<<<<
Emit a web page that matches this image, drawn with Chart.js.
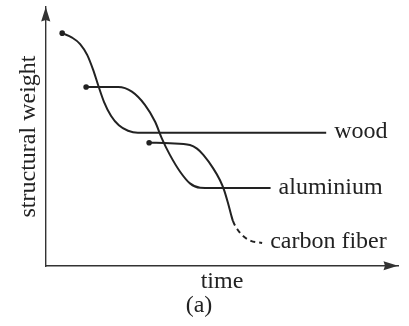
<!DOCTYPE html>
<html>
<head>
<meta charset="utf-8">
<script src="https://cdn.jsdelivr.net/npm/chart.js@4.4.1/dist/chart.umd.min.js"></script>
<style>
  html, body { margin: 0; padding: 0; background: #fff; }
  canvas { display: block; }
</style>
</head>
<body>
<canvas id="weightChart" width="409" height="326"></canvas>
<script>
// ===============================
// Curve data (time vs structural weight, arbitrary units 0-100)
// ===============================
const materials = ["wood", "aluminium", "carbon fiber"];

const woodTime   = [4.6, 7.4, 9.7, 11.7, 13.4, 14.8, 16.5, 18.5, 20.7, 23.3, 26.1, 29.6, 79.6];
const woodWeight = [89.9, 88.2, 85.7, 81.5, 75.7, 69.9, 63.3, 57.9, 54.3, 52.2, 51.4, 51.4, 51.4];

const aluTime   = [11.4, 20.5, 24.4, 28.1, 31.0, 32.9, 35.2, 38.1, 40.9, 43.8, 47.2, 63.8];
const aluWeight = [69.1, 69.1, 67.3, 62.2, 55.7, 49.3, 42.9, 36.4, 31.9, 30.2, 30.1, 30.1];

const carbonTime   = [29.3, 35.2, 40.9, 42.9, 44.7, 47.5, 49.4, 50.6, 51.7, 52.6, 53.1, 54.3, 56.0, 58.2, 61.4];
const carbonWeight = [47.6, 47.4, 46.7, 45.3, 42.9, 37.7, 33.2, 29.3, 24.3, 19.7, 17.4, 14.3, 11.6, 9.7, 8.9];
// carbon fiber is only projected (dashed) from this point on
const carbonDashFrom = 10;

const INK = "#222";
const AXIS_INK = "#333";
const SERIF = "'Liberation Serif', 'Times New Roman', serif";

function toPoints(xs, ys) {
  return xs.map((x, i) => ({ x, y: ys[i] }));
}

// ===============================
// Plugins: curve end labels + axis arrowheads
// ===============================
const curveLabels = {
  id: "curveLabels",
  afterDatasetsDraw(chart) {
    const { ctx } = chart;
    ctx.save();
    ctx.font = `24px ${SERIF}`;
    ctx.fillStyle = INK;
    ctx.textAlign = "left";
    ctx.textBaseline = "alphabetic";
    chart.data.datasets.forEach((ds, i) => {
      const pts = chart.getDatasetMeta(i).data;
      const last = pts[pts.length - 1];
      ctx.fillText(ds.label, last.x + 8, last.y + 5.5);
    });
    ctx.restore();
  }
};

const axisArrows = {
  id: "axisArrows",
  afterDraw(chart) {
    const { ctx, chartArea: a } = chart;
    const head = (x, y, angle) => {
      ctx.save();
      ctx.translate(x, y);
      ctx.rotate(angle);
      ctx.beginPath();
      ctx.moveTo(0, 0);
      ctx.lineTo(-14.5, -4.6);
      ctx.lineTo(-13, 0);
      ctx.lineTo(-14.5, 4.6);
      ctx.closePath();
      ctx.fill();
      ctx.restore();
    };
    ctx.save();
    ctx.fillStyle = AXIS_INK;
    head(a.right, a.bottom - 0.25, 0);
    head(a.left - 0.25, a.top, -Math.PI / 2);
    ctx.restore();
  }
};

// ===============================
// Chart
// ===============================
const curveStyle = {
  borderColor: INK,
  borderWidth: 2,
  cubicInterpolationMode: "monotone",
  fill: false,
  pointRadius: ctx => (ctx.dataIndex === 0 ? 2.8 : 0),
  pointBackgroundColor: INK,
  pointBorderWidth: 0
};

const datasets = [
  { label: materials[0], data: toPoints(woodTime, woodWeight), ...curveStyle },
  { label: materials[1], data: toPoints(aluTime, aluWeight), ...curveStyle },
  {
    label: materials[2],
    data: toPoints(carbonTime, carbonWeight),
    ...curveStyle,
    segment: {
      borderDash: ctx => (ctx.p0DataIndex >= carbonDashFrom ? [5, 4] : undefined)
    }
  }
];

new Chart(document.getElementById("weightChart"), {
  type: "line",
  data: { datasets },
  options: {
    responsive: false,
    animation: false,
    events: [],
    devicePixelRatio: 1,
    layout: { padding: { top: 7, right: 11, bottom: 10.8, left: 0 } },
    plugins: {
      legend: { display: false },
      tooltip: { enabled: false },
      title: {
        display: true,
        position: "bottom",
        text: "(a)",
        color: INK,
        font: { family: SERIF, size: 24, weight: "normal", lineHeight: 0.8 },
        padding: { top: 2, bottom: 0 }
      }
    },
    scales: {
      x: {
        type: "linear",
        min: 0,
        max: 100,
        grid: { display: false, drawTicks: false },
        border: { display: true, color: AXIS_INK, width: 1.4 },
        ticks: { display: false },
        title: {
          display: true,
          text: "time",
          color: INK,
          font: { family: SERIF, size: 24, lineHeight: 1 },
          padding: { top: 4, bottom: 0 }
        }
      },
      y: {
        type: "linear",
        min: 0,
        max: 100,
        grid: { display: false, drawTicks: false },
        border: { display: true, color: AXIS_INK, width: 1.4 },
        ticks: { display: false },
        title: {
          display: true,
          text: "structural weight",
          color: INK,
          font: { family: SERIF, size: 24, lineHeight: 1 },
          padding: { top: 17, bottom: 5 }
        }
      }
    }
  },
  plugins: [curveLabels, axisArrows]
});
</script>
</body>
</html>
>>>>
● **Set exercise**
Set the listing down in full and exactly. Pictures within it should not appear in the copy.

● **Result for this task**
Emit a web page that matches this image, drawn with Chart.js.
<!DOCTYPE html>
<html>
<head>
<meta charset="utf-8">
<script src="https://cdn.jsdelivr.net/npm/chart.js@4.4.1/dist/chart.umd.min.js"></script>
<style>
  html, body { margin: 0; padding: 0; background: #fff; }
  canvas { display: block; }
</style>
</head>
<body>
<canvas id="weightChart" width="409" height="326"></canvas>
<script>
// ===============================
// Curve data (time vs structural weight, arbitrary units 0-100)
// ===============================
const materials = ["wood", "aluminium", "carbon fiber"];

const woodTime   = [4.6, 7.4, 9.7, 11.7, 13.4, 14.8, 16.5, 18.5, 20.7, 23.3, 26.1, 29.6, 79.6];
const woodWeight = [89.9, 88.2, 85.7, 81.5, 75.7, 69.9, 63.3, 57.9, 54.3, 52.2, 51.4, 51.4, 51.4];

const aluTime   = [11.4, 20.5, 24.4, 28.1, 31.0, 32.9, 35.2, 38.1, 40.9, 43.8, 47.2, 63.8];
const aluWeight = [69.1, 69.1, 67.3, 62.2, 55.7, 49.3, 42.9, 36.4, 31.9, 30.2, 30.1, 30.1];

const carbonTime   = [29.3, 35.2, 40.9, 42.9, 44.7, 47.5, 49.4, 50.6, 51.7, 52.6, 53.1, 54.3, 56.0, 58.2, 61.4];
const carbonWeight = [47.6, 47.4, 46.7, 45.3, 42.9, 37.7, 33.2, 29.3, 24.3, 19.7, 17.4, 14.3, 11.6, 9.7, 8.9];
// carbon fiber is only projected (dashed) from this point on
const carbonDashFrom = 10;

const INK = "#222";
const AXIS_INK = "#333";
const SERIF = "'Liberation Serif', 'Times New Roman', serif";

function toPoints(xs, ys) {
  return xs.map((x, i) => ({ x, y: ys[i] }));
}

// ===============================
// Plugins: curve end labels + axis arrowheads
// ===============================
const curveLabels = {
  id: "curveLabels",
  afterDatasetsDraw(chart) {
    const { ctx } = chart;
    ctx.save();
    ctx.font = `24px ${SERIF}`;
    ctx.fillStyle = INK;
    ctx.textAlign = "left";
    ctx.textBaseline = "alphabetic";
    chart.data.datasets.forEach((ds, i) => {
      const pts = chart.getDatasetMeta(i).data;
      const last = pts[pts.length - 1];
      ctx.fillText(ds.label, last.x + 8, last.y + 5.5);
    });
    ctx.restore();
  }
};

const axisArrows = {
  id: "axisArrows",
  afterDraw(chart) {
    const { ctx, chartArea: a } = chart;
    const head = (x, y, angle) => {
      ctx.save();
      ctx.translate(x, y);
      ctx.rotate(angle);
      ctx.beginPath();
      ctx.moveTo(0, 0);
      ctx.lineTo(-14.5, -4.6);
      ctx.lineTo(-13, 0);
      ctx.lineTo(-14.5, 4.6);
      ctx.closePath();
      ctx.fill();
      ctx.restore();
    };
    ctx.save();
    ctx.fillStyle = AXIS_INK;
    head(a.right, a.bottom - 0.25, 0);
    head(a.left - 0.25, a.top, -Math.PI / 2);
    ctx.restore();
  }
};

// ===============================
// Chart
// ===============================
const curveStyle = {
  borderColor: INK,
  borderWidth: 2,
  cubicInterpolationMode: "monotone",
  fill: false,
  pointRadius: ctx => (ctx.dataIndex === 0 ? 2.8 : 0),
  pointBackgroundColor: INK,
  pointBorderWidth: 0
};

const datasets = [
  { label: materials[0], data: toPoints(woodTime, woodWeight), ...curveStyle },
  { label: materials[1], data: toPoints(aluTime, aluWeight), ...curveStyle },
  {
    label: materials[2],
    data: toPoints(carbonTime, carbonWeight),
    ...curveStyle,
    segment: {
      borderDash: ctx => (ctx.p0DataIndex >= carbonDashFrom ? [5, 4] : undefined)
    }
  }
];

new Chart(document.getElementById("weightChart"), {
  type: "line",
  data: { datasets },
  options: {
    responsive: false,
    animation: false,
    events: [],
    devicePixelRatio: 1,
    layout: { padding: { top: 7, right: 11, bottom: 10.8, left: 0 } },
    plugins: {
      legend: { display: false },
      tooltip: { enabled: false },
      title: {
        display: true,
        position: "bottom",
        text: "(a)",
        color: INK,
        font: { family: SERIF, size: 24, weight: "normal", lineHeight: 0.8 },
        padding: { top: 2, bottom: 0 }
      }
    },
    scales: {
      x: {
        type: "linear",
        min: 0,
        max: 100,
        grid: { display: false, drawTicks: false },
        border: { display: true, color: AXIS_INK, width: 1.4 },
        ticks: { display: false },
        title: {
          display: true,
          text: "time",
          color: INK,
          font: { family: SERIF, size: 24, lineHeight: 1 },
          padding: { top: 4, bottom: 0 }
        }
      },
      y: {
        type: "linear",
        min: 0,
        max: 100,
        grid: { display: false, drawTicks: false },
        border: { display: true, color: AXIS_INK, width: 1.4 },
        ticks: { display: false },
        title: {
          display: true,
          text: "structural weight",
          color: INK,
          font: { family: SERIF, size: 24, lineHeight: 1 },
          padding: { top: 17, bottom: 5 }
        }
      }
    }
  },
  plugins: [curveLabels, axisArrows]
});
</script>
</body>
</html>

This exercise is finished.